As far as I can see the section is exclusively about the media attention given to Simon as a resuly of being a prolific wikipedia editor. The article is on shakey ground as an article about the fact that a wiki editor makes lots of edits, and indeed the arguement that has caused it to survive deletion twice (at least) is that of notability because of media attention. /* Media Interest */ is in fact the reason that this article exists at all.
Only wiki editors would read this article and be in any way interested that Simon has made lots of edits to wiki. To outside readers (the people this encyclopedia is aimed at), what matters is the fact that the media has been interested in Simon for making so many edits.

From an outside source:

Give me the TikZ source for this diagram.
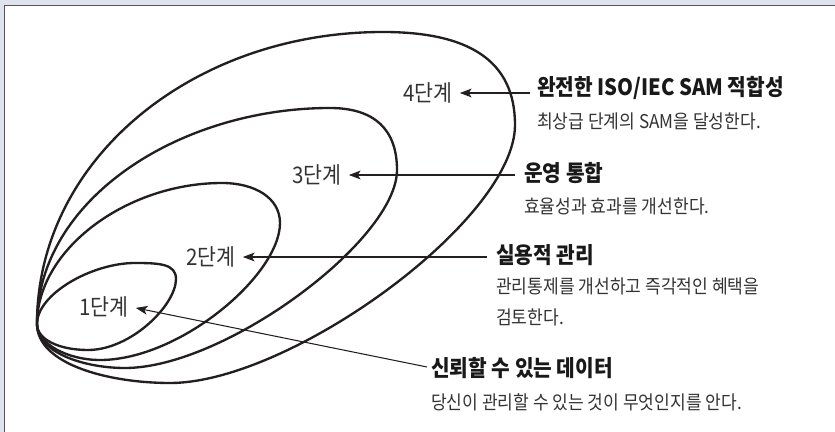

That's pretty much the only reason that they are likely to seek out this article in the first place (except for purposes of using it to deride the wiki project, as is quite common these days).
This is now becoming quite a high profile article, and as would be quite correct, if this is turned into an article about the fact that an editor has made lots of edits, along with simons insistance that he doesn't want an article, along with two archived AfD's and a DRV, it can only be used as another bullet in criticism of the encyclopedia as an exercise in vanity and pointlessness.

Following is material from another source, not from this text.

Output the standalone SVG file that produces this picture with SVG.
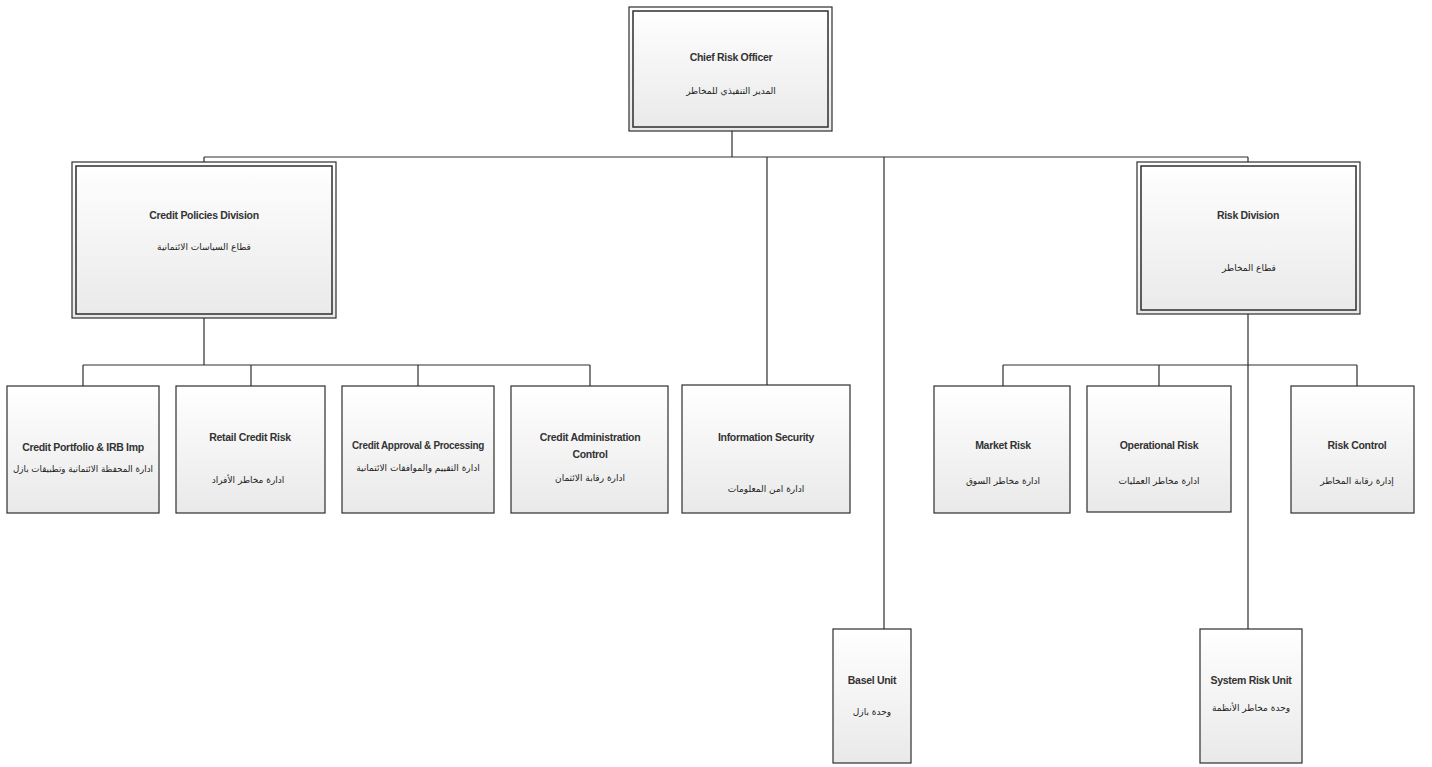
<svg xmlns="http://www.w3.org/2000/svg" width="1432" height="767" viewBox="0 0 1432 767">
<style>
.bg{fill:#ffffff}
.box{fill:url(#g);stroke:#2e2e2e;stroke-width:1.2}
.dbl{fill:none;stroke:#2e2e2e;stroke-width:1.5}
.en{font-family:"Liberation Sans",Arial,sans-serif;font-size:10.5px;letter-spacing:-0.3px;font-weight:bold;fill:#333;text-anchor:middle}
.ar{font-family:"DejaVu Sans",sans-serif;font-size:9px;fill:#222;text-anchor:middle}
.ln{fill:none;stroke:#2e2e2e;stroke-width:1.2}
</style>
<defs>
<linearGradient id="g" x1="0" y1="0" x2="0" y2="1">
<stop offset="0" stop-color="#ffffff"/>
<stop offset="1" stop-color="#e9e9e9"/>
</linearGradient>
</defs>
<rect class="bg" x="0" y="0" width="1432" height="767"/>
<g id="connectors">
<path class="ln" d="M732 131V157M204 157H1248M204 157V162M1248 157V162M767 157V385M884 157V629"/>
<path class="ln" d="M204 318V365M83 365H590M83 365V386M251 365V386M418 365V386M590 365V386"/>
<path class="ln" d="M1248 314V629M1003 365H1357M1003 365V386M1159 365V386M1357 365V386"/>
</g>
<g id="chief">
<rect class="box" x="629" y="7" width="203" height="124"/>
<rect class="dbl" x="633" y="11" width="195" height="116"/>
<text class="en" x="731" y="61">Chief Risk Officer</text>
<text class="ar" x="731" y="94">المدير التنفيذي للمخاطر</text>
</g>
<g id="credit-policies">
<rect class="box" x="72" y="162" width="264" height="156"/>
<rect class="dbl" x="76" y="166" width="256" height="148"/>
<text class="en" x="204" y="219">Credit Policies Division</text>
<text class="ar" x="204" y="250">قطاع السياسات الائتمانية</text>
</g>
<g id="risk-division">
<rect class="box" x="1137" y="162" width="223" height="152"/>
<rect class="dbl" x="1141" y="166" width="215" height="144"/>
<text class="en" x="1248" y="219">Risk Division</text>
<text class="ar" x="1249" y="271">قطاع المخاطر</text>
</g>
<g id="credit-portfolio">
<rect class="box" x="7" y="386" width="152" height="127"/>
<text class="en" x="83" y="451">Credit Portfolio &amp; IRB Imp</text>
<text class="ar" x="83" y="472" textLength="140" lengthAdjust="spacingAndGlyphs">ادارة المحفظة الائتمانية وتطبيقات بازل</text>
</g>
<g id="retail-credit">
<rect class="box" x="176" y="386" width="149" height="127"/>
<text class="en" x="250" y="441">Retail Credit Risk</text>
<text class="ar" x="248" y="483">ادارة مخاطر الأفراد</text>
</g>
<g id="credit-approval">
<rect class="box" x="342" y="386" width="152" height="127"/>
<text class="en" x="418" y="449" textLength="132" lengthAdjust="spacingAndGlyphs">Credit Approval &amp; Processing</text>
<text class="ar" x="418" y="471">ادارة التقييم والموافقات الائتمانية</text>
</g>
<g id="credit-admin">
<rect class="box" x="511" y="386" width="157" height="127"/>
<text class="en" x="590" y="441">Credit Administration</text>
<text class="en" x="590" y="458">Control</text>
<text class="ar" x="590" y="481">ادارة رقابة الائتمان</text>
</g>
<g id="info-security">
<rect class="box" x="682" y="385" width="168" height="128"/>
<text class="en" x="766" y="441">Information Security</text>
<text class="ar" x="766" y="492">ادارة امن المعلومات</text>
</g>
<g id="market-risk">
<rect class="box" x="934" y="386" width="136" height="127"/>
<text class="en" x="1003" y="449">Market Risk</text>
<text class="ar" x="1003" y="484">ادارة مخاطر السوق</text>
</g>
<g id="operational-risk">
<rect class="box" x="1087" y="386" width="144" height="126"/>
<text class="en" x="1159" y="449">Operational Risk</text>
<text class="ar" x="1159" y="484">ادارة مخاطر العمليات</text>
</g>
<g id="risk-control">
<rect class="box" x="1291" y="386" width="123" height="127"/>
<text class="en" x="1357" y="449">Risk Control</text>
<text class="ar" x="1357" y="484">إدارة رقابة المخاطر</text>
</g>
<g id="basel-unit">
<rect class="box" x="833" y="629" width="78" height="134"/>
<text class="en" x="872" y="684">Basel Unit</text>
<text class="ar" x="872" y="715">وحدة بازل</text>
</g>
<g id="system-risk">
<rect class="box" x="1200" y="629" width="102" height="134"/>
<text class="en" x="1251" y="684">System Risk Unit</text>
<text class="ar" x="1251" y="711">وحدة مخاطر الأنظمة</text>
</g>
</svg>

The true subject/reason of this article is in fact media interest, and that's how it should remain in my opinon. Crimsone 12:46, 4 October 2006 (UTC)[reply]

Actually, guys, the paragraph was about both. I've split it up into the 2 headings you wanted and divived the content accordingly. --Cpt. Morgan (Reinoutr) 12:57, 4 October 2006 (UTC)[reply]

Fair comment - I'll go with that. I guess it's true what they say - the best solutions are usually the simplest ones. (in this case, so simple I could think of it first! lol. I seem to have a habit of over-complicating things on occasions ;) ) --Crimsone 13:06, 4 October 2006 (UTC)[reply]

More information?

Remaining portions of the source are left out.